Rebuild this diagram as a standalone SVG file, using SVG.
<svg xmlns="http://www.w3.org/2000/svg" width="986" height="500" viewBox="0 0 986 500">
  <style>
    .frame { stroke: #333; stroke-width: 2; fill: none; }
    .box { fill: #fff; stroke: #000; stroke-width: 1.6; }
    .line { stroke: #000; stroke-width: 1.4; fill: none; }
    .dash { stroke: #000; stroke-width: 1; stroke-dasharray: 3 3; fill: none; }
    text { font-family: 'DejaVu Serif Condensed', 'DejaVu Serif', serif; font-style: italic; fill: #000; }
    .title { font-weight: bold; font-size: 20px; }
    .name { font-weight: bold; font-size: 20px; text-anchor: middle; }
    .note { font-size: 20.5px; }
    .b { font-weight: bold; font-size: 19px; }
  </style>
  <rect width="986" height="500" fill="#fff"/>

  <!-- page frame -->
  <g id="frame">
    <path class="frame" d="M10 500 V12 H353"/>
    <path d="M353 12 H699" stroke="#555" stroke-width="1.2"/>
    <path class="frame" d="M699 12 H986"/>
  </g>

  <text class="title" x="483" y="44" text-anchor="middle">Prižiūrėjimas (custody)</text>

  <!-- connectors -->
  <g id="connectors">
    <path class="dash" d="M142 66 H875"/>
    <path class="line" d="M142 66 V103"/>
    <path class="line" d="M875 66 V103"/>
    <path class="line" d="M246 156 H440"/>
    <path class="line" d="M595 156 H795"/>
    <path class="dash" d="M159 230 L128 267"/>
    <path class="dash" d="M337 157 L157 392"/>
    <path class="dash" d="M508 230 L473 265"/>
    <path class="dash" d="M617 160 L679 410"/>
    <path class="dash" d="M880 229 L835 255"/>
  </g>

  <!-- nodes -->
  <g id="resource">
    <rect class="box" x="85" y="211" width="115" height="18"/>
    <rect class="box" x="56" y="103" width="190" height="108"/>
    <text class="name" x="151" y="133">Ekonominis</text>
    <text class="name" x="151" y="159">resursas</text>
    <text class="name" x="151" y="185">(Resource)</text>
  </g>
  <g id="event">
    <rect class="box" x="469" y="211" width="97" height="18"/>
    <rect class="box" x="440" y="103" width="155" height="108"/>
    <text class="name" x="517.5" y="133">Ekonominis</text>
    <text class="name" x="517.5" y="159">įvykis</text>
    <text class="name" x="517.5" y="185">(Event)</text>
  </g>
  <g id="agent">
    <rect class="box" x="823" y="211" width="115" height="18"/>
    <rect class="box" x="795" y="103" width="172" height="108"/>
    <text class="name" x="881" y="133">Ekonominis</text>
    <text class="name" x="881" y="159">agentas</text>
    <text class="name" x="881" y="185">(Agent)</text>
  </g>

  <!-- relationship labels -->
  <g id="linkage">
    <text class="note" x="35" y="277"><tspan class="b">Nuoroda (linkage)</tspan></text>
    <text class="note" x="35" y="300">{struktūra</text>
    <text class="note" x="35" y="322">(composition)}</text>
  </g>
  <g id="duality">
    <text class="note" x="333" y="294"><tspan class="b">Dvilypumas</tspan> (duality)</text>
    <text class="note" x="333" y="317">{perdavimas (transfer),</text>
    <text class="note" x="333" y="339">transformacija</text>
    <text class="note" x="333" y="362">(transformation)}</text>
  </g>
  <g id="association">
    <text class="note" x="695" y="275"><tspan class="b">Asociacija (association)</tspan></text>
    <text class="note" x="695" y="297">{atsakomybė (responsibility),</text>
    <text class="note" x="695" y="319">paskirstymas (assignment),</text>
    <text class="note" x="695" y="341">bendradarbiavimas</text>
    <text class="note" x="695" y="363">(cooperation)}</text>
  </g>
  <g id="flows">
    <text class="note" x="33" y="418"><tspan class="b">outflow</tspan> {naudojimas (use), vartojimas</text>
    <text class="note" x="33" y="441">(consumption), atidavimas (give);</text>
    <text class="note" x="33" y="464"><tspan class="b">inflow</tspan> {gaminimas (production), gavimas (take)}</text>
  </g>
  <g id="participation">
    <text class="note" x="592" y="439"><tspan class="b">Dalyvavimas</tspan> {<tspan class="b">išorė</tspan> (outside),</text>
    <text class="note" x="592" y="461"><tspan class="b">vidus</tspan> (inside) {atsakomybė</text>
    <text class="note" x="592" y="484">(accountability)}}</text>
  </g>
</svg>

▶ _What you will do_:
Print the whole listing exactly as it is.

▶ _Reply to the exercise_:
Rebuild this diagram as a standalone SVG file, using SVG.
<svg xmlns="http://www.w3.org/2000/svg" width="986" height="500" viewBox="0 0 986 500">
  <style>
    .frame { stroke: #333; stroke-width: 2; fill: none; }
    .box { fill: #fff; stroke: #000; stroke-width: 1.6; }
    .line { stroke: #000; stroke-width: 1.4; fill: none; }
    .dash { stroke: #000; stroke-width: 1; stroke-dasharray: 3 3; fill: none; }
    text { font-family: 'DejaVu Serif Condensed', 'DejaVu Serif', serif; font-style: italic; fill: #000; }
    .title { font-weight: bold; font-size: 20px; }
    .name { font-weight: bold; font-size: 20px; text-anchor: middle; }
    .note { font-size: 20.5px; }
    .b { font-weight: bold; font-size: 19px; }
  </style>
  <rect width="986" height="500" fill="#fff"/>

  <!-- page frame -->
  <g id="frame">
    <path class="frame" d="M10 500 V12 H353"/>
    <path d="M353 12 H699" stroke="#555" stroke-width="1.2"/>
    <path class="frame" d="M699 12 H986"/>
  </g>

  <text class="title" x="483" y="44" text-anchor="middle">Prižiūrėjimas (custody)</text>

  <!-- connectors -->
  <g id="connectors">
    <path class="dash" d="M142 66 H875"/>
    <path class="line" d="M142 66 V103"/>
    <path class="line" d="M875 66 V103"/>
    <path class="line" d="M246 156 H440"/>
    <path class="line" d="M595 156 H795"/>
    <path class="dash" d="M159 230 L128 267"/>
    <path class="dash" d="M337 157 L157 392"/>
    <path class="dash" d="M508 230 L473 265"/>
    <path class="dash" d="M617 160 L679 410"/>
    <path class="dash" d="M880 229 L835 255"/>
  </g>

  <!-- nodes -->
  <g id="resource">
    <rect class="box" x="85" y="211" width="115" height="18"/>
    <rect class="box" x="56" y="103" width="190" height="108"/>
    <text class="name" x="151" y="133">Ekonominis</text>
    <text class="name" x="151" y="159">resursas</text>
    <text class="name" x="151" y="185">(Resource)</text>
  </g>
  <g id="event">
    <rect class="box" x="469" y="211" width="97" height="18"/>
    <rect class="box" x="440" y="103" width="155" height="108"/>
    <text class="name" x="517.5" y="133">Ekonominis</text>
    <text class="name" x="517.5" y="159">įvykis</text>
    <text class="name" x="517.5" y="185">(Event)</text>
  </g>
  <g id="agent">
    <rect class="box" x="823" y="211" width="115" height="18"/>
    <rect class="box" x="795" y="103" width="172" height="108"/>
    <text class="name" x="881" y="133">Ekonominis</text>
    <text class="name" x="881" y="159">agentas</text>
    <text class="name" x="881" y="185">(Agent)</text>
  </g>

  <!-- relationship labels -->
  <g id="linkage">
    <text class="note" x="35" y="277"><tspan class="b">Nuoroda (linkage)</tspan></text>
    <text class="note" x="35" y="300">{struktūra</text>
    <text class="note" x="35" y="322">(composition)}</text>
  </g>
  <g id="duality">
    <text class="note" x="333" y="294"><tspan class="b">Dvilypumas</tspan> (duality)</text>
    <text class="note" x="333" y="317">{perdavimas (transfer),</text>
    <text class="note" x="333" y="339">transformacija</text>
    <text class="note" x="333" y="362">(transformation)}</text>
  </g>
  <g id="association">
    <text class="note" x="695" y="275"><tspan class="b">Asociacija (association)</tspan></text>
    <text class="note" x="695" y="297">{atsakomybė (responsibility),</text>
    <text class="note" x="695" y="319">paskirstymas (assignment),</text>
    <text class="note" x="695" y="341">bendradarbiavimas</text>
    <text class="note" x="695" y="363">(cooperation)}</text>
  </g>
  <g id="flows">
    <text class="note" x="33" y="418"><tspan class="b">outflow</tspan> {naudojimas (use), vartojimas</text>
    <text class="note" x="33" y="441">(consumption), atidavimas (give);</text>
    <text class="note" x="33" y="464"><tspan class="b">inflow</tspan> {gaminimas (production), gavimas (take)}</text>
  </g>
  <g id="participation">
    <text class="note" x="592" y="439"><tspan class="b">Dalyvavimas</tspan> {<tspan class="b">išorė</tspan> (outside),</text>
    <text class="note" x="592" y="461"><tspan class="b">vidus</tspan> (inside) {atsakomybė</text>
    <text class="note" x="592" y="484">(accountability)}}</text>
  </g>
</svg>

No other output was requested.